Garrison’s work is usually seen as a commentary on America’s capitalist economy and consumerism. While this is certainly part of the story, the artist’s reliance on precise algorithms for creating artwork, his interest in self-surveillance, and his desire to sublimate the trivial occurrences of his life into abstract charts, are for me the more intriguing elements of his project. They link his practice to the works of data artists and those conceptualists, who use various kinds of information - self-tracking records, weather patterns, personal and governmental budgets, etc. - for producing abstract and semi-abstract images and objects (see, for example, my review of Laurie Frick’s exhibition at Pavel Zoubok last summer). In a somewhat paradoxical gesture, Garrison’s art combines the algorithmic and information-based approach with a peculiar aesthetics that brings to mind the history of painterly abstraction, and the works of Modernist painters such as Joseph Albers, Kenneth Noland or Brice Marden. It seems an unlikely mixture: after all, Modernist painting is primarily a reflection of the individual sensibility of the artist, while in algorithmic art, the artist’s ego seems to be displaced by dry, pseudo-scientific methodologies. But I wonder if the link between Garrison’s diagrams and Modernist abstraction may be more than a superficial resemblance, or an ironic re-purposing of Modernist tropes.

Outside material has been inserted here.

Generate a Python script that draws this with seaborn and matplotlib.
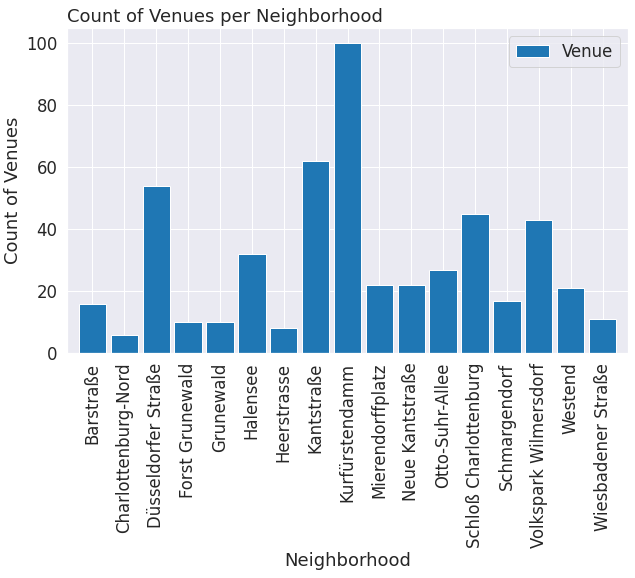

Garrison’s practice exhibits a level of long-term commitment, which suggests that the artist’s goal is not simply illustrating the well-established fact of American consumerism. If we take the work seriously, we are to expect that Garrison’s analytical procedures and diagrammatic abstractions are capable of revealing some deeper meaning behind the mundane routines of our everyday lives, and that the abstract patterns distilled out of carefully collected data will tell us something essential about the world and ourselves. Such expectations link the works of Garrison and other contemporary artists making diagrammatic abstraction, with the works of the 20th-century Modernists - from Malevich to Agnes Martin - who believed that their art was to represent the world beyond superficial appearances. Contemporary artists may rely on data and scientific procedures rather than personal inspiration for producing imagery, and they are inclined to view the global markets and technology rather than spiritual or cosmic energies, as powers that control our world – but it seems that they still have faith in the power of abstraction to reveal the essence of reality, just like the first abstractionists more than a hundred years ago.